- Dataset:
#####

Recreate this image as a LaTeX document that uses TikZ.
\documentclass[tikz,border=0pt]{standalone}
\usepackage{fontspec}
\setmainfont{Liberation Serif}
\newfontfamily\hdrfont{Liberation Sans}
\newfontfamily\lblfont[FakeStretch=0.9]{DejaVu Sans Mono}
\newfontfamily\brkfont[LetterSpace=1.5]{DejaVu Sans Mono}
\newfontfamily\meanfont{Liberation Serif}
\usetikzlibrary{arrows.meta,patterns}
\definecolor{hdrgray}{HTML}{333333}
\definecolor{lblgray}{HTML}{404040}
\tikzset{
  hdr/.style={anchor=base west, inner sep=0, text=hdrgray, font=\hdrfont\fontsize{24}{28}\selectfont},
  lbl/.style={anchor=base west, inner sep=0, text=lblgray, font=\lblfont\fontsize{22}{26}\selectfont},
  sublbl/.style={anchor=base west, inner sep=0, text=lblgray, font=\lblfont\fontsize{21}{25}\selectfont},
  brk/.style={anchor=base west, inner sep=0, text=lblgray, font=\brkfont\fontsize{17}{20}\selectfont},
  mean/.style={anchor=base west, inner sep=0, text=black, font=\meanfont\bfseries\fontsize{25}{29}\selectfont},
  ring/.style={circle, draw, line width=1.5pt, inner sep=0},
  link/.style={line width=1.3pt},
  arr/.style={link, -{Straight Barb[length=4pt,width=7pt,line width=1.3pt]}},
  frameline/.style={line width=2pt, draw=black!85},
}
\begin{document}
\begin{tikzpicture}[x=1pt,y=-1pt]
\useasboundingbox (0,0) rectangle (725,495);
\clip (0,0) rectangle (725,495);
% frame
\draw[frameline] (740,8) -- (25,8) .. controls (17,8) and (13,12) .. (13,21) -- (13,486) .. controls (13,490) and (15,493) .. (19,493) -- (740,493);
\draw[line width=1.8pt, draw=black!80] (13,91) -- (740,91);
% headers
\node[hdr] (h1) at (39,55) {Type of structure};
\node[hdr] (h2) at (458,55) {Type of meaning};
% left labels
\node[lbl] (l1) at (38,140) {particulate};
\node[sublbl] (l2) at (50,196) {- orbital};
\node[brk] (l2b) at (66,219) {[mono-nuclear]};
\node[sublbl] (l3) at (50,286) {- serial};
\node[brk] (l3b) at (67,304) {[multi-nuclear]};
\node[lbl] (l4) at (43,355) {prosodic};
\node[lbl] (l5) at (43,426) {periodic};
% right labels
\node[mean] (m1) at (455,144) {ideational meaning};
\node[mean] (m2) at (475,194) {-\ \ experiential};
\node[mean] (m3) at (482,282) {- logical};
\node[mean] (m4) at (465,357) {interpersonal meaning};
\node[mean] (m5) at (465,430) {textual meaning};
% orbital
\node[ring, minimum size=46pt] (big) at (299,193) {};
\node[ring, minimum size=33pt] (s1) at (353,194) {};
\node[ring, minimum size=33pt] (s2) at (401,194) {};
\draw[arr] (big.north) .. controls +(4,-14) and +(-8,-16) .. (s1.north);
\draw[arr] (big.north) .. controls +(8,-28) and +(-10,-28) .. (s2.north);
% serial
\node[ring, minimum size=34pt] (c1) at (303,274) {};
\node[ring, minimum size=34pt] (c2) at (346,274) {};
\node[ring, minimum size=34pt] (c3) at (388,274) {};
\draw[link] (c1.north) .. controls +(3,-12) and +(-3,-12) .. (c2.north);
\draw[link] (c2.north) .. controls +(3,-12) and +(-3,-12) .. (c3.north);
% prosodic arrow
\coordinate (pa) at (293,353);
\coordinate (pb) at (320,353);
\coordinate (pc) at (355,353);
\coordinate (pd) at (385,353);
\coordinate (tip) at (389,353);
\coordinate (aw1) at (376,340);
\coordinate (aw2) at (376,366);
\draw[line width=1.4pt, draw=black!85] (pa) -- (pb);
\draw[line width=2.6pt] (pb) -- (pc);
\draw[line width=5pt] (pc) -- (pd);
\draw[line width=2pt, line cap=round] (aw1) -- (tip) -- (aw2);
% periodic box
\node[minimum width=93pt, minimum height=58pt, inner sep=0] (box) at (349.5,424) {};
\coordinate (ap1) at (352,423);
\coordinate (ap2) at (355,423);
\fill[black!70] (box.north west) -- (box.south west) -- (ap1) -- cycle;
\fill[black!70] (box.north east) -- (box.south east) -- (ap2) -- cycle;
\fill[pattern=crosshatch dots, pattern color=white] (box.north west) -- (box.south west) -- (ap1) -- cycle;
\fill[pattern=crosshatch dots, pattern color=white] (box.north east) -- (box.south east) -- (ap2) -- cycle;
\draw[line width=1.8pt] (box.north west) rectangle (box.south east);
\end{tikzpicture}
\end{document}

#####

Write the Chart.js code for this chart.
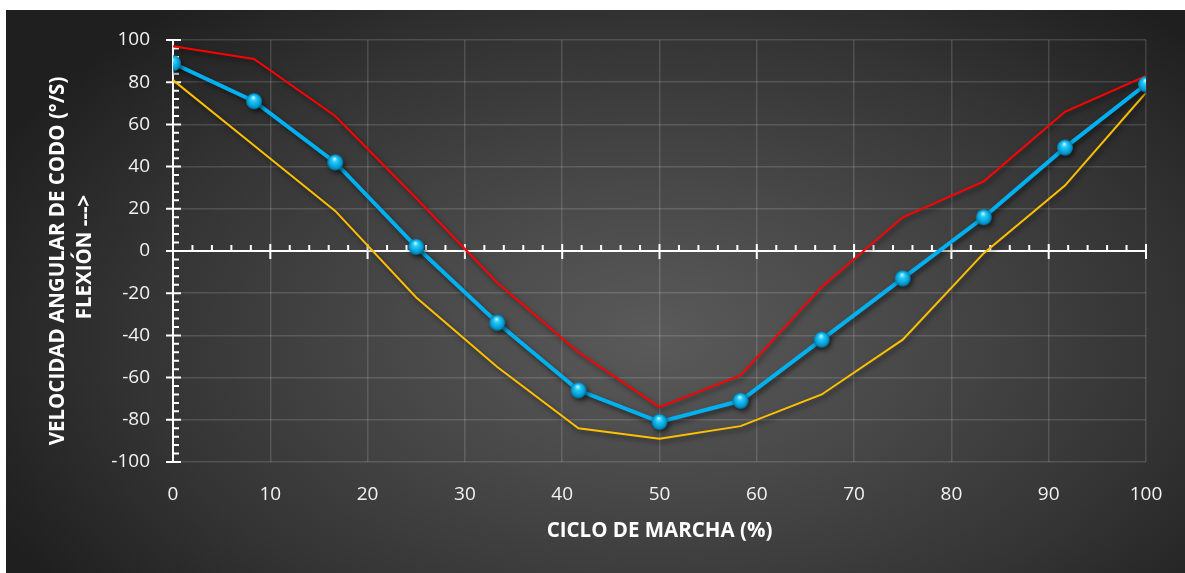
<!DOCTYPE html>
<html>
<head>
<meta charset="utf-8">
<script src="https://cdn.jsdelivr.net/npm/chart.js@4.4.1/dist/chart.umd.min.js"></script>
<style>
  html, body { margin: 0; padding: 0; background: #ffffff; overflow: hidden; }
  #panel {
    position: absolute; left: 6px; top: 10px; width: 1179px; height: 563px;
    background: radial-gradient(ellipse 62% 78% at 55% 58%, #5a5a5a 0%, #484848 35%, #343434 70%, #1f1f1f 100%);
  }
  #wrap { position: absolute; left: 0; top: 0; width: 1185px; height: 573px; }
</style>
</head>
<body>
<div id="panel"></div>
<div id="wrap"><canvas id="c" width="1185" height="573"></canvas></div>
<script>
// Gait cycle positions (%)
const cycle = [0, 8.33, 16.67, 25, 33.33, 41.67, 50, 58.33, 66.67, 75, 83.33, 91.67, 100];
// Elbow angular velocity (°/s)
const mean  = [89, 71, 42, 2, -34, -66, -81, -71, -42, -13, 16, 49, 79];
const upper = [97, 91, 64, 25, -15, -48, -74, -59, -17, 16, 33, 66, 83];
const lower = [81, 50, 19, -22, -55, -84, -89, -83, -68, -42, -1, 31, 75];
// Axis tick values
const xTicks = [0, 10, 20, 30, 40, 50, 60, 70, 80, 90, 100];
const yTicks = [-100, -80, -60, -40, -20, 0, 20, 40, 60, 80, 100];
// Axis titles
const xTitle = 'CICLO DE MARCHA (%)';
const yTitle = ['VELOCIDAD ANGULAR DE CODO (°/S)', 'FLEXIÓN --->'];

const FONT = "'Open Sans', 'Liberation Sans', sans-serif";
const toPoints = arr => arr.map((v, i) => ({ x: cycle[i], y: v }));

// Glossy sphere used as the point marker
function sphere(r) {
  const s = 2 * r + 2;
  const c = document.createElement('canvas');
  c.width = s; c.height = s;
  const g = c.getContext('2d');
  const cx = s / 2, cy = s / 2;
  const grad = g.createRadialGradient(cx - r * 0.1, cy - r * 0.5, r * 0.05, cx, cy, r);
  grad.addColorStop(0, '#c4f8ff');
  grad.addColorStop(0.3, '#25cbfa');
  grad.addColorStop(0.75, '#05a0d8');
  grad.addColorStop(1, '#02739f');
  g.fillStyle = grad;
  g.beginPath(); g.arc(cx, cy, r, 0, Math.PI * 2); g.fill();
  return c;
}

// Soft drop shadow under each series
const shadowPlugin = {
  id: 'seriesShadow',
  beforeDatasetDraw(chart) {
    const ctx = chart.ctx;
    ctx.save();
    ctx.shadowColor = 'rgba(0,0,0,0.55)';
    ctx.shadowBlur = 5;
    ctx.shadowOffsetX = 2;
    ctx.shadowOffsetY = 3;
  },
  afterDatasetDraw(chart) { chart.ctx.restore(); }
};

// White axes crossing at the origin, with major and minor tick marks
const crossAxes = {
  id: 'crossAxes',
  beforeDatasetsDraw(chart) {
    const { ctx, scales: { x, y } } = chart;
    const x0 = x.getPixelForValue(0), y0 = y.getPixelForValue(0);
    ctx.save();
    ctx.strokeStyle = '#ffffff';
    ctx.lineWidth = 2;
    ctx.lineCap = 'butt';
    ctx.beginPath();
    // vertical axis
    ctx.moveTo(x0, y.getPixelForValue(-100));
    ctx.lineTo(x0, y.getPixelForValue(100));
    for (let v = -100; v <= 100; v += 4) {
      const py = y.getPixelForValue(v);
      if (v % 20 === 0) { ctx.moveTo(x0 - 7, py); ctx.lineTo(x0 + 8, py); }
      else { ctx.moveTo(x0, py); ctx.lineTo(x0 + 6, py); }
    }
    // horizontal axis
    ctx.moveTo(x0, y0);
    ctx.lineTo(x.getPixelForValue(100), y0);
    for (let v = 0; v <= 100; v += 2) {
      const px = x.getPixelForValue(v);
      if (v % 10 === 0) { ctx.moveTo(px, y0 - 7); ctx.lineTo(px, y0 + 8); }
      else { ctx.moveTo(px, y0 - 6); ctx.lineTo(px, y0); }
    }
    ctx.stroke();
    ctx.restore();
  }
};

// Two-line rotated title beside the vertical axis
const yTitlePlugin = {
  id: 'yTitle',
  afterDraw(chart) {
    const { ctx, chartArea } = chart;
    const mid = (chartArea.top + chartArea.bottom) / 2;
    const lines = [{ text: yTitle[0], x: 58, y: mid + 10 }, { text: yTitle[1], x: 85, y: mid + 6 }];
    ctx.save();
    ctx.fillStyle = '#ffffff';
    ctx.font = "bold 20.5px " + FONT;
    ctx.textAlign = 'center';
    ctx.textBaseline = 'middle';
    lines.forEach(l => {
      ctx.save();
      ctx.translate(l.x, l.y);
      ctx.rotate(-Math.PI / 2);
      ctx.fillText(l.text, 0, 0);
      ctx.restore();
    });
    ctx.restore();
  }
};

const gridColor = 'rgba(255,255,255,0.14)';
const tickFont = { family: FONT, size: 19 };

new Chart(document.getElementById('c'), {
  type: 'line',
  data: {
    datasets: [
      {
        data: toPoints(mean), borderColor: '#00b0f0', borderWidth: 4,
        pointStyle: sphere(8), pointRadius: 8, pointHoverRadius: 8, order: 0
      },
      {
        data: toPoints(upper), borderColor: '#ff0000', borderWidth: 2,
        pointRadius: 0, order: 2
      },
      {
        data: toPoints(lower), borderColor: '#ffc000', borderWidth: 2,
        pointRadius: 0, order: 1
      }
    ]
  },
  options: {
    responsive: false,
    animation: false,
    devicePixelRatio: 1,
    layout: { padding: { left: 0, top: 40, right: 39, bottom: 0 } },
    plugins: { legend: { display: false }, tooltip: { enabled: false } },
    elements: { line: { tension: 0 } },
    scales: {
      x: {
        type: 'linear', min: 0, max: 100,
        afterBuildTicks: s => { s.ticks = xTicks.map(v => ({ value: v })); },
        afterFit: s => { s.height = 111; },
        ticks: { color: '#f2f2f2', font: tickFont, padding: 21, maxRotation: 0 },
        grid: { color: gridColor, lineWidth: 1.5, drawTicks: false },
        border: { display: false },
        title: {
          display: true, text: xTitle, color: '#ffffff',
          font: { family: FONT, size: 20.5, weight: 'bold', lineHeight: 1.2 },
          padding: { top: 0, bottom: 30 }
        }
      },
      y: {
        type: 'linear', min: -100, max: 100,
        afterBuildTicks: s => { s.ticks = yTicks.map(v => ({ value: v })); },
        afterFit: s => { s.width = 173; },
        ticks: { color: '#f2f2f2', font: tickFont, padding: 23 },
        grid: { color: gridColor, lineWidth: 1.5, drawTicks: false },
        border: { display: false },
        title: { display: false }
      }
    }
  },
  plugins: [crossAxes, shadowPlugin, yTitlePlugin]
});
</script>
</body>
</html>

#####

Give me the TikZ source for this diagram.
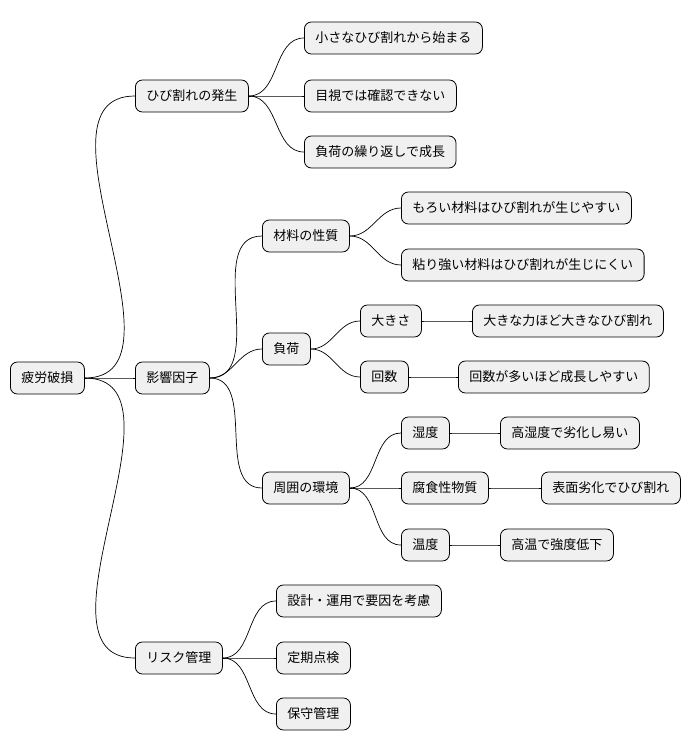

#####

- Exercise:
Leave out the pictures and transcribe exactly the lines from the one containing "Write the Chart.js code for this chart." through the one containing "const yTitle = ['VELOCIDAD".

- Output for this exercise:
Write the Chart.js code for this chart.
<!DOCTYPE html>
<html>
<head>
<meta charset="utf-8">
<script src="https://cdn.jsdelivr.net/npm/chart.js@4.4.1/dist/chart.umd.min.js"></script>
<style>
  html, body { margin: 0; padding: 0; background: #ffffff; overflow: hidden; }
  #panel {
    position: absolute; left: 6px; top: 10px; width: 1179px; height: 563px;
    background: radial-gradient(ellipse 62% 78% at 55% 58%, #5a5a5a 0%, #484848 35%, #343434 70%, #1f1f1f 100%);
  }
  #wrap { position: absolute; left: 0; top: 0; width: 1185px; height: 573px; }
</style>
</head>
<body>
<div id="panel"></div>
<div id="wrap"><canvas id="c" width="1185" height="573"></canvas></div>
<script>
// Gait cycle positions (%)
const cycle = [0, 8.33, 16.67, 25, 33.33, 41.67, 50, 58.33, 66.67, 75, 83.33, 91.67, 100];
// Elbow angular velocity (°/s)
const mean  = [89, 71, 42, 2, -34, -66, -81, -71, -42, -13, 16, 49, 79];
const upper = [97, 91, 64, 25, -15, -48, -74, -59, -17, 16, 33, 66, 83];
const lower = [81, 50, 19, -22, -55, -84, -89, -83, -68, -42, -1, 31, 75];
// Axis tick values
const xTicks = [0, 10, 20, 30, 40, 50, 60, 70, 80, 90, 100];
const yTicks = [-100, -80, -60, -40, -20, 0, 20, 40, 60, 80, 100];
// Axis titles
const xTitle = 'CICLO DE MARCHA (%)';
const yTitle = ['VELOCIDAD ANGULAR DE CODO (°/S)', 'FLEXIÓN --->'];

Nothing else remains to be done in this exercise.